To his credit, Pitlick looked very good in his first couple of games in Oilers silks but as has been the case for much of his pro career, the injury bug reared its ugly head in game number three. Ironically enough, he was hurt mere moments after scoring the first goal of his NHL career in the first period against the Phoenix Coyotes. In his first seven periods as an Oiler, the kid may not have been the guy they hoped they drafted back in 2010, he certainly brought a dimension to Edmonton’s bottom six that fans have not seen in some time.

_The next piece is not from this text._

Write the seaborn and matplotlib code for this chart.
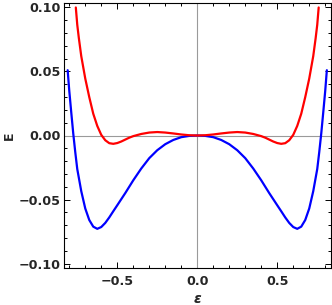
import pandas as pd
import matplotlib
matplotlib.use("Agg")
import matplotlib.pyplot as plt
from matplotlib.ticker import MultipleLocator, FuncFormatter
import seaborn as sns

# values
eps_blue = [-0.81, -0.8, -0.7875, -0.775, -0.7625, -0.75, -0.725, -0.7, -0.675, -0.65,
            -0.625, -0.6, -0.575, -0.55, -0.525, -0.5, -0.45, -0.4, -0.35, -0.3,
            -0.25, -0.2, -0.15, -0.1, -0.05, 0.0, 0.05, 0.1, 0.15, 0.2,
            0.25, 0.3, 0.35, 0.4, 0.45, 0.5, 0.525, 0.55, 0.575, 0.6,
            0.625, 0.65, 0.675, 0.7, 0.725, 0.75, 0.7625, 0.775, 0.7875, 0.8, 0.81]
E_blue = [0.0510, 0.0350, 0.0180, 0.0015, -0.0130, -0.0262, -0.0435, -0.0570, -0.0660, -0.0712,
          -0.0729, -0.0715, -0.0683, -0.0640, -0.0592, -0.0545, -0.0450, -0.0350, -0.0258, -0.0177,
          -0.0115, -0.0068, -0.0035, -0.0013, -0.0003, 0.0, -0.0003, -0.0013, -0.0035, -0.0068,
          -0.0115, -0.0177, -0.0258, -0.0350, -0.0450, -0.0545, -0.0592, -0.0640, -0.0683, -0.0715,
          -0.0729, -0.0712, -0.0660, -0.0570, -0.0435, -0.0262, -0.0130, 0.0015, 0.0180, 0.0350, 0.0510]

eps_red = [-0.759, -0.75, -0.74, -0.725, -0.7, -0.675, -0.65, -0.625, -0.6, -0.575,
           -0.55, -0.525, -0.5, -0.475, -0.45, -0.425, -0.4, -0.35, -0.3, -0.25,
           -0.2, -0.15, -0.1, -0.05, 0.0, 0.05, 0.1, 0.15, 0.2, 0.25,
           0.3, 0.35, 0.4, 0.425, 0.45, 0.475, 0.5, 0.525, 0.55, 0.575,
           0.6, 0.625, 0.65, 0.675, 0.7, 0.725, 0.74, 0.75, 0.759]
E_red = [0.1000, 0.0865, 0.0760, 0.0620, 0.0445, 0.0300, 0.0170, 0.0075, 0.0005, -0.0037,
         -0.0060, -0.0065, -0.0059, -0.0047, -0.0032, -0.0017, -0.0005, 0.0012, 0.0023, 0.0027,
         0.0023, 0.0016, 0.0008, 0.0002, 0.0, 0.0002, 0.0008, 0.0016, 0.0023, 0.0027,
         0.0023, 0.0012, -0.0005, -0.0017, -0.0032, -0.0047, -0.0059, -0.0065, -0.0060, -0.0037,
         0.0005, 0.0075, 0.0170, 0.0300, 0.0445, 0.0620, 0.0760, 0.0865, 0.1000]

x_ticks = [-0.5, 0.0, 0.5]
y_ticks = [-0.10, -0.05, 0.00, 0.05, 0.10]

sns.set_theme(style="ticks")
plt.rcParams['font.family'] = ['DejaVu Sans']
plt.rcParams['font.weight'] = 'bold'

fig = plt.figure(figsize=(3.32, 3.05), dpi=100)
ax = fig.add_axes([63.5 / 332, 37 / 305, 267.5 / 332, 265 / 305])

# axes through the origin
ax.axhline(0, color='#9a9a9a', lw=0.8, zorder=1)
ax.axvline(0, color='#9a9a9a', lw=0.8, zorder=1)

blue_df = pd.DataFrame({'eps': eps_blue, 'E': E_blue})
red_df = pd.DataFrame({'eps': eps_red, 'E': E_red})
sns.lineplot(data=blue_df, x='eps', y='E', color='#0000ff', lw=1.6,
             sort=False, estimator=None, ax=ax, zorder=3)
sns.lineplot(data=red_df, x='eps', y='E', color='#ff0000', lw=1.6,
             sort=False, estimator=None, ax=ax, zorder=4)

ax.set_xlim(-0.836, 0.836)
ax.set_ylim(-0.1035, 0.1035)
ax.set_xticks(x_ticks)
ax.set_yticks(y_ticks)
ax.xaxis.set_minor_locator(MultipleLocator(0.1))
ax.yaxis.set_minor_locator(MultipleLocator(0.01))


def fmt(digits):
    def f(v, pos):
        if abs(v) < 1e-9:
            v = 0.0
        return ('%.*f' % (digits, v)).replace('-', '\u2212')
    return FuncFormatter(f)


ax.xaxis.set_major_formatter(fmt(1))
ax.yaxis.set_major_formatter(fmt(2))

ax.tick_params(which='both', direction='in', top=True, right=True, width=0.7, color='black')
ax.tick_params(which='major', length=4)
ax.tick_params(which='minor', length=2)
ax.tick_params(axis='x', pad=5, labelsize=9.2)
ax.tick_params(axis='y', pad=2, labelsize=9.2)
for lab in ax.get_xticklabels() + ax.get_yticklabels():
    lab.set_fontweight('bold')

for s in ax.spines.values():
    s.set_linewidth(0.8)
    s.set_color('black')

ax.set_xlabel('\u03b5', fontsize=10, fontweight='bold', style='italic', labelpad=3)
ax.set_ylabel('E', fontsize=9, fontweight='bold')
ax.yaxis.set_label_coords(-0.178, 0.5)

fig.savefig('out.png', dpi=100)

His skill, size and willingness to engage physically, as well as using his speed to get in on the forecheck and be an absolute puck hound all over the rink, made him exactly what this team needed. Problem being, after hurting his knee in the Desert back on October 26th, he was never the same player...be it in OKC or during his second call-up in late-March/early-April with the big club.
With his inconsistencies to produce points at the AHL level being what they have been, (145-GP, 18-G, 37-A, 55-Pts), and the injuries continuing to pile up, one can’t help but look at the soon-to-be twenty-three year old as a second round bust. That said, he will likely be given another chance to prove his worth this September and if he can stay healthy long enough to earn a spot in Edmonton, Pitlick could bring an end to that sort of talk in a real hurry. At this stage of the game, he is never going to reach the potential that many saw in him on the fateful day in Los Angeles but there is absolutely no reason he cannot morph into a solid bottom six forward and be a solid National Hockey League player for years to come.
The opportunity to grab a regular spot on the fourth line with Matt Hendricks and one of Mark Arcobello, Boyd Gordon or Anton Lander is there for taking. Now it is up to Tyler Pitlick to go out and take it.